Спектакль-перформанс «Голод», обозначенный в формате work-in-progress — открытой репетиции (ЦСИ «Винзавод»: «Платформа») тоже обращен к античным истокам, только за основу был взят диалог Платона «Пир» — сложнейший философский трактат. Однако название спектакля «Голод» явно с полемическим акцентом противопоставлено «Пиру», хотя Платон устами Сократа рассуждает исключительно о духовной природе обладания красотой, о подпитке души идеалами.

Но Константин Мишин (режиссер, сценограф) поставил спектакль о другом — о том, что физический голод помогает освободиться от иллюзий на пути поисков прекрасного, о том, что сытость влияет на состояние тела, души, разума. Участники эксперимента за сутки до показа перестают употреблять пищу.

В прямоугольном пространстве цеха белого зрители сразу попадают в ситуацию телесной опасности. Во-первых, весь спектакль публика проводит на ногах, перемещаясь через череду площадок. Первая остановка — длинный стол с опасной снедью — десятки шампуров с нанизанными жареными перепелами (наконечники в виде мини-черепов), изобилие в жанре натюрморта vanitas… Тут же горят свечи, изобилие еды агрессивно в своем натиске.

Это состояние агрессии увеличивает стеклянное основание стола (нечто вроде аквариума), где в тесноте сгрудились тела полуобнаженных девушек и юношей. Диалог из цитат Платона ведут двое сидящих по сторонам стола — Сократ (Константин Мишин) и Диотима (Ира Гонто), но их слова практически не вос-принимаются, слишком велика атака еды и ее доведенный до экзистенциального абсурда напор. Диалог героев на восприятие очевидно, не рассчитан, а предназначен лишь для глаз. По ходу диалога полуобнаженные пленники аквариума начинают выбираться на стол, где для них вовсе нет места…

Внезапно волосы одной девушки опаляет свеча. Если эта опасность предусмотрена, то постановщик добился цели: публика оцепенела. После пожара появляется демонический субъект с когтями-крыльями. Его остро заточенные перепонки лязгают на уровне лиц и глаз зрителей.

Если и принять правила игры, то режиссеру удалось создать атмосферу театрализованного насилия… Платформа, подвешенная на качающихся цепях, герой с перепончатыми крыльями, кочаны свежей капусты, статистки, вооруженные острыми серпами, которыми они с воодушевлением кромсают капусту, а босой герой ходит среди этой рубки, шампуры, висящие освежеванные куриные тушки. Тревожность атмосферы была создана безупречно.

В своей лаборатории режиссер Константин Мишин постулирует собственный стиль, где «тело есть провокация для рождения вербальных смыслов». Провокация состоялась, были и мужское ню, и позы, отсылающие к секс-позициям камасутры, но, к сожалению, смысл этого провокативного зрелища не прояснился.
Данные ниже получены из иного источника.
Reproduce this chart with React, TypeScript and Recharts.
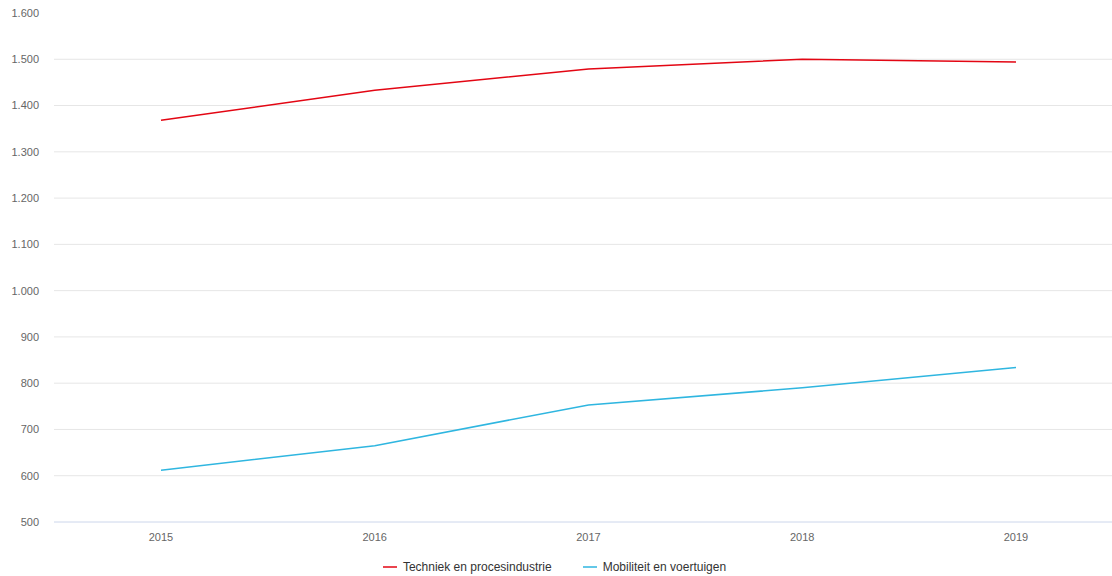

Хотя во время передышки к публике вышли забавные девочки-пирожные, такие «ходячие столики» с аппетитным мороженым в хрустящих рожках, украшенных клубникой. Выяснилось, что дистанции между едой и публикой нет, чем большинство молодых зрителей тут же воспользовалось.

Скрытая метафора, конечно, читалась. Эти безобидные рожки должны были напомнить об эрегированном фаллосе, а звуковой фон из фрагментов музыкальных произведений Антонио Вивальди — «Stabat Mater», Гендель — «Lascia ch'io pianga», Джованни Легренци — «Lumi», Пианеже, Генри Персель — «Cold Song» перешел в скабрезные частушки «вагинной поэзии» Веры Павловой, энергичные рифмованные инвективы.

В финале «Голода» брутальная пластика танцевальных движений имитирует то нежность и усталость, то роды, то агонию, то экстаз оргазма, то пластику соития. Прием своей яркой броской пластикой напомнил визуальные коды фильма Питера Гринуэя «Книги Просперо» (1991).

Это яркое, броское, стильное, страстное и местами достигающее эмоциональных высот зрелище оказывается в стороне от того, что постулирует режиссер. Следуя его логике, смысл есть, и адресован он нашему подсознанию, «архетипичному человеку», таящемуся в нас; если же обратиться к Платону, к тому, о чем идет речь в «Пире», а именно к теории души, то смысл увиденного остался душой не прочитан.

Лабораторным же мыслям о том, что «слово — это слепок переживаний тела» (и что является, по существу, идеей античной софистики), можно противопоставить цитату из Платона, который как раз отрицал и высмеивал софистов и писал в «Пире» что душа есть «связь между миром чувствований и умопостигаемым миром». Следовательно, даже тогда, когда тело извлекает уроки, душа зачастую просто молчит, что и произошло в данной постановке.